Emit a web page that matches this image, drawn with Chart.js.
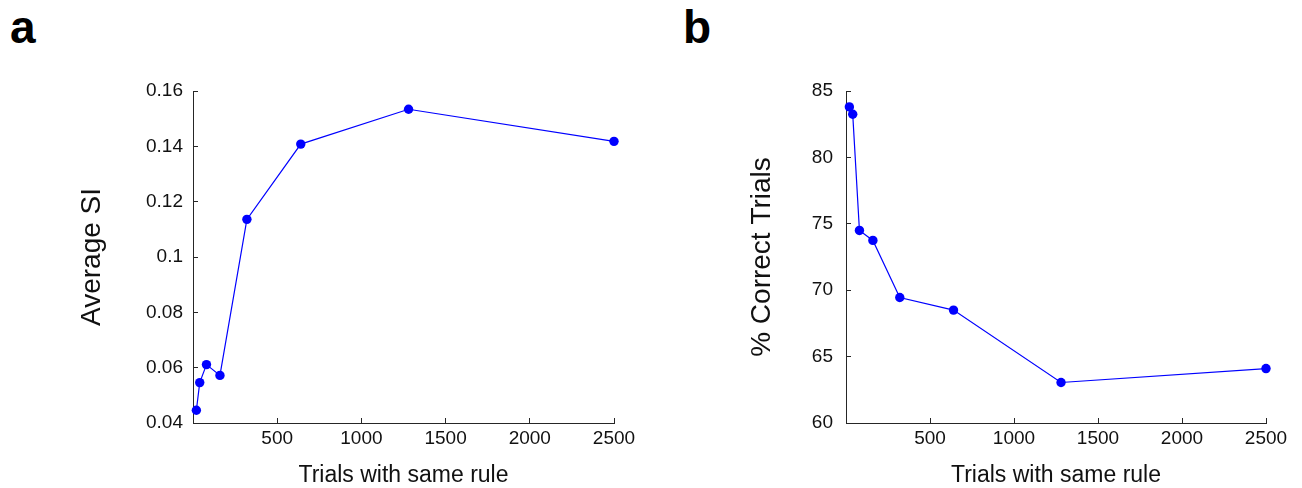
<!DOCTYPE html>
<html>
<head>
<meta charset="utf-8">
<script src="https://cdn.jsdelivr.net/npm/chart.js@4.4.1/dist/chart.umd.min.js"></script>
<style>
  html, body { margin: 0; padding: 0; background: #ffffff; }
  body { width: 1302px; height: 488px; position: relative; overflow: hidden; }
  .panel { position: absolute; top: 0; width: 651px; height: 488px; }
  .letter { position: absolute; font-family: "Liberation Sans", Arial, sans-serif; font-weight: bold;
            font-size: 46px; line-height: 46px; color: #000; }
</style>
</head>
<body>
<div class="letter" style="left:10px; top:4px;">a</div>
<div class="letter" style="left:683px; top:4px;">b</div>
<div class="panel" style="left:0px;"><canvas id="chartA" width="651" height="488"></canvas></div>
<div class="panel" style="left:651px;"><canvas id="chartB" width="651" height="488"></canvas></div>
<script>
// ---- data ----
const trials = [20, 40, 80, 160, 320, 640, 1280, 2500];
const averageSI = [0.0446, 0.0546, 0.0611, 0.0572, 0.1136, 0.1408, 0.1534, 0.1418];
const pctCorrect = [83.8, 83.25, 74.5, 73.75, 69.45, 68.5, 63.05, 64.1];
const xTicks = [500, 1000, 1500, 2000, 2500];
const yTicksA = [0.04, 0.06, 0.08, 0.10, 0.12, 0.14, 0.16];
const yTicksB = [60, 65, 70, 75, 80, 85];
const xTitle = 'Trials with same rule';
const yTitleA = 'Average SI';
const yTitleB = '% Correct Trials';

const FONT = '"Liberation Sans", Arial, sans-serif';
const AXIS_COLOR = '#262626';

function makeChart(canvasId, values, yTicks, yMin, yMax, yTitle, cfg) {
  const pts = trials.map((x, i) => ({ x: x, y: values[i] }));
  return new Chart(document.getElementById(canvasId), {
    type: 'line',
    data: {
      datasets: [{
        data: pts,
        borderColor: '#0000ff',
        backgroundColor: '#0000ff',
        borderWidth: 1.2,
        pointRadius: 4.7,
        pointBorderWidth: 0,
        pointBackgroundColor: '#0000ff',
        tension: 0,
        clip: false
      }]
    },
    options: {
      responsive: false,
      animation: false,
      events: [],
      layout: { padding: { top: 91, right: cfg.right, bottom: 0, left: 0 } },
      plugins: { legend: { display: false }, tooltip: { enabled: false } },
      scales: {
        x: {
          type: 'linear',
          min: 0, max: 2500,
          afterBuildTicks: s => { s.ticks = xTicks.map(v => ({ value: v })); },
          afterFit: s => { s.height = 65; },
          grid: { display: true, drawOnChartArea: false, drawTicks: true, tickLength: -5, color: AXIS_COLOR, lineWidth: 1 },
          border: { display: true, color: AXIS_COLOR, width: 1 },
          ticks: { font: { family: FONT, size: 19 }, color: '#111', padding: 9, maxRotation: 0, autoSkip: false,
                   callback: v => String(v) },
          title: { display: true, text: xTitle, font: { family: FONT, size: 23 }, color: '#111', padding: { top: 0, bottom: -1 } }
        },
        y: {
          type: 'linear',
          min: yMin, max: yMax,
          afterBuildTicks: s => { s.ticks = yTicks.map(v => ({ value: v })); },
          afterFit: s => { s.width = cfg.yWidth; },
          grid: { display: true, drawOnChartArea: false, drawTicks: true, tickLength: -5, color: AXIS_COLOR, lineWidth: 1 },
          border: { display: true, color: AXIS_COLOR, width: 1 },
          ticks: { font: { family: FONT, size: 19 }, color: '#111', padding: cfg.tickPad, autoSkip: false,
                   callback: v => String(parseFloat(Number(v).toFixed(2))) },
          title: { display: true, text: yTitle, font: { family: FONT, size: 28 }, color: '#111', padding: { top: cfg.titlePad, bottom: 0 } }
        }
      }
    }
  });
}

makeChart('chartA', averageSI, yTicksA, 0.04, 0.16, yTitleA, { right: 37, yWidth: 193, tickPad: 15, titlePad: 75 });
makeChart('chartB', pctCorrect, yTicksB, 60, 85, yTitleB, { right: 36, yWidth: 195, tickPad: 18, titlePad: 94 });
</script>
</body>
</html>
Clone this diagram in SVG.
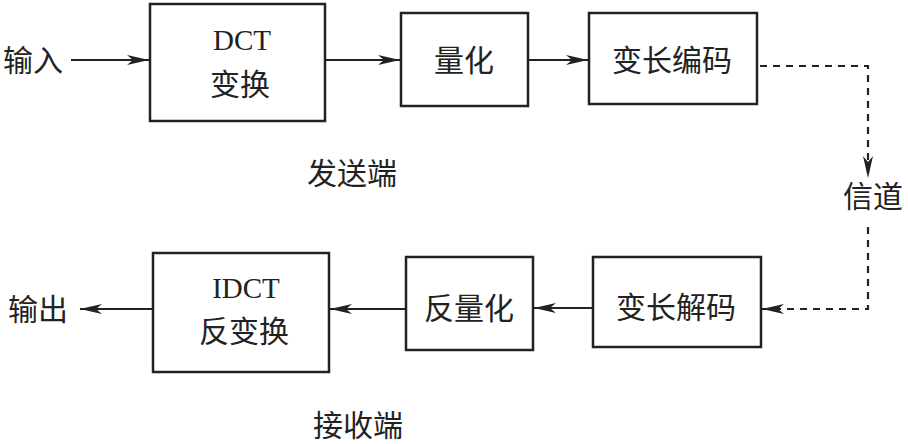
========================================================================
Copy the records above exactly, omitting every picture.

Emit a web page that matches this image, drawn with Chart.js.
<!DOCTYPE html>
<html>
<head>
<meta charset="utf-8">
<script src="https://cdn.jsdelivr.net/npm/chart.js@4.4.1/dist/chart.umd.min.js"></script>
<style>
  html, body { margin: 0; padding: 0; background: #ffffff; }
  body { width: 1302px; height: 488px; position: relative; overflow: hidden; }
  .panel { position: absolute; top: 0; width: 651px; height: 488px; }
  .letter { position: absolute; font-family: "Liberation Sans", Arial, sans-serif; font-weight: bold;
            font-size: 46px; line-height: 46px; color: #000; }
</style>
</head>
<body>
<div class="letter" style="left:10px; top:4px;">a</div>
<div class="letter" style="left:683px; top:4px;">b</div>
<div class="panel" style="left:0px;"><canvas id="chartA" width="651" height="488"></canvas></div>
<div class="panel" style="left:651px;"><canvas id="chartB" width="651" height="488"></canvas></div>
<script>
// ---- data ----
const trials = [20, 40, 80, 160, 320, 640, 1280, 2500];
const averageSI = [0.0446, 0.0546, 0.0611, 0.0572, 0.1136, 0.1408, 0.1534, 0.1418];
const pctCorrect = [83.8, 83.25, 74.5, 73.75, 69.45, 68.5, 63.05, 64.1];
const xTicks = [500, 1000, 1500, 2000, 2500];
const yTicksA = [0.04, 0.06, 0.08, 0.10, 0.12, 0.14, 0.16];
const yTicksB = [60, 65, 70, 75, 80, 85];
const xTitle = 'Trials with same rule';
const yTitleA = 'Average SI';
const yTitleB = '% Correct Trials';

const FONT = '"Liberation Sans", Arial, sans-serif';
const AXIS_COLOR = '#262626';

function makeChart(canvasId, values, yTicks, yMin, yMax, yTitle, cfg) {
  const pts = trials.map((x, i) => ({ x: x, y: values[i] }));
  return new Chart(document.getElementById(canvasId), {
    type: 'line',
    data: {
      datasets: [{
        data: pts,
        borderColor: '#0000ff',
        backgroundColor: '#0000ff',
        borderWidth: 1.2,
        pointRadius: 4.7,
        pointBorderWidth: 0,
        pointBackgroundColor: '#0000ff',
        tension: 0,
        clip: false
      }]
    },
    options: {
      responsive: false,
      animation: false,
      events: [],
      layout: { padding: { top: 91, right: cfg.right, bottom: 0, left: 0 } },
      plugins: { legend: { display: false }, tooltip: { enabled: false } },
      scales: {
        x: {
          type: 'linear',
          min: 0, max: 2500,
          afterBuildTicks: s => { s.ticks = xTicks.map(v => ({ value: v })); },
          afterFit: s => { s.height = 65; },
          grid: { display: true, drawOnChartArea: false, drawTicks: true, tickLength: -5, color: AXIS_COLOR, lineWidth: 1 },
          border: { display: true, color: AXIS_COLOR, width: 1 },
          ticks: { font: { family: FONT, size: 19 }, color: '#111', padding: 9, maxRotation: 0, autoSkip: false,
                   callback: v => String(v) },
          title: { display: true, text: xTitle, font: { family: FONT, size: 23 }, color: '#111', padding: { top: 0, bottom: -1 } }
        },
        y: {
          type: 'linear',
          min: yMin, max: yMax,
          afterBuildTicks: s => { s.ticks = yTicks.map(v => ({ value: v })); },
          afterFit: s => { s.width = cfg.yWidth; },
          grid: { display: true, drawOnChartArea: false, drawTicks: true, tickLength: -5, color: AXIS_COLOR, lineWidth: 1 },
          border: { display: true, color: AXIS_COLOR, width: 1 },
          ticks: { font: { family: FONT, size: 19 }, color: '#111', padding: cfg.tickPad, autoSkip: false,
                   callback: v => String(parseFloat(Number(v).toFixed(2))) },
          title: { display: true, text: yTitle, font: { family: FONT, size: 28 }, color: '#111', padding: { top: cfg.titlePad, bottom: 0 } }
        }
      }
    }
  });
}

makeChart('chartA', averageSI, yTicksA, 0.04, 0.16, yTitleA, { right: 37, yWidth: 193, tickPad: 15, titlePad: 75 });
makeChart('chartB', pctCorrect, yTicksB, 60, 85, yTitleB, { right: 36, yWidth: 195, tickPad: 18, titlePad: 94 });
</script>
</body>
</html>
Clone this diagram in SVG.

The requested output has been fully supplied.